Szminka Pierre Rene,
Potter’s Clay (22), ok. 19,9zł
Pomadka, która idealnie imituje odcień moich ust! Zamknięta w złotym, eleganckim opakowaniu z magnesikiem, jest poręczna i dobrze sprawuje się jako codzienna szminka „na szybko”. Ma satynowo-matowe wykończenie, więc nie przesusza ust, ale i nie wydostaje się poza ich kontur. Jej zapach przypomina mi szminki sprzed kilku lat, ale Potter’s Clay nie zachowuje się jak pomadka babci.
Tusz Glam&Doll,
Catrice, ok. 14zł
Uwaga, to jest hit! Tusz, który super przedłuża, rozczesuje, jest diablo trwały i na dodatek podkręca rzęsy jak szalony. Już przy pierwszej warstwie dostajemy rzęsy jak u lalki. Uwielbiam, kiedy maskary przy pierwszym dotknięciu robią efekt wow. Rzęsy pomalowane Glam&Doll wyglądają obłędnie i mało kto uwierzyłby, że to produkt kosztujący nieco ponad 10zł. Dziewczyny, sprawdźcie go!
Bronzer Barbados Babe!,
Misslyn, ok. 25zł
Chłodno-ciepły bronzer nie tylko na wakacje. Śmiało możemy zaznaczyć nim kości policzkowe, ale i ocieplić twarz. Ma mocno matową konsystencję i jest nieco pylący. Ale na twarzy blenduje się fantastycznie, bez trudu uzyskamy subtelny, jak i bardziej wakacyjny look. W ciągu dnia nieco blednie, ale przechodzi w chłodniejsze, jeszcze bardziej naturalne tony.
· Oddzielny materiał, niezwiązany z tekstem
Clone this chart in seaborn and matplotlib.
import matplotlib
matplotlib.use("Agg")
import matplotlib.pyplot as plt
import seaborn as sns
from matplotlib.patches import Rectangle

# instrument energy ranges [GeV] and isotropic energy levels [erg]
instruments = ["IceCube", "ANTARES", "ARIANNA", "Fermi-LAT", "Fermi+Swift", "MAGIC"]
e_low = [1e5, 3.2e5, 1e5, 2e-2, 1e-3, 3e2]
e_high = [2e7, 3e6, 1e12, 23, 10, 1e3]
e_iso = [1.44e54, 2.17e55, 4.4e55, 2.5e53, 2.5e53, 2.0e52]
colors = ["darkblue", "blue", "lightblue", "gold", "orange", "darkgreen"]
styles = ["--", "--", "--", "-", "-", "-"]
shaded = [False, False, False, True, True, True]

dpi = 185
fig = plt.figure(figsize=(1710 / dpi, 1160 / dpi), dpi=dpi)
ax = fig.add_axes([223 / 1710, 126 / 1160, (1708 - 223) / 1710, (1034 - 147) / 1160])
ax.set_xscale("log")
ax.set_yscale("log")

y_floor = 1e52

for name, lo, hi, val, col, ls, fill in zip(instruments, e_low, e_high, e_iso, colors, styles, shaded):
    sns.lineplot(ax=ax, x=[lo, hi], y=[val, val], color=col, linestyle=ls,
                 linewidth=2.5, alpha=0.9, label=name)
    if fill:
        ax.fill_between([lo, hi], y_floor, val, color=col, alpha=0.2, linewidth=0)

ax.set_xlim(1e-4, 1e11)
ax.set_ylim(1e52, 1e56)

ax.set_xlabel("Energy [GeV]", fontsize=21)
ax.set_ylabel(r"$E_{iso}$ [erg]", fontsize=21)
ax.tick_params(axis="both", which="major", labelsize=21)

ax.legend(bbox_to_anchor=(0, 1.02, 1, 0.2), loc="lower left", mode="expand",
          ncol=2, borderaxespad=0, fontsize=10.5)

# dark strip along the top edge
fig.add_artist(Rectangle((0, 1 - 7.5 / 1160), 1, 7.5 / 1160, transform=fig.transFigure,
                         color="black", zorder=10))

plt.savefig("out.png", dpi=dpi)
Błyszczyk Macademian Girl dla Paese,
Rose Amber (5), ok. 45zł
Błyszczyk o bardzo mocnym kolorze! Jeśli lubicie nawilżone i błyszczące usta, to zdecydowanie warto zerknąć na kolekcję Macademian Girl. Kolor Amber Rose to prześliczny, naturalny róż do noszenia na co dzień. Formuła jest nawilżająca, usta są mięciutkie i choć nie jest to trwały produkt (zjemy go dość prędko), to bez trudu nałożymy kolejną warstwę i nadal będziemy wyglądać świetnie. I jeszcze ten budyniowy zapach. Super!
Mnie bardzo ciekawi podklad Pierre rene slyszalam ze jest fenomenalny 😀
O, do sprawdzenia:)
Niczego nie znam, ale ciekawa jestem tego bronzera Misslyn 🙂
Bardzo mało mówi się o marce, a ma hity!!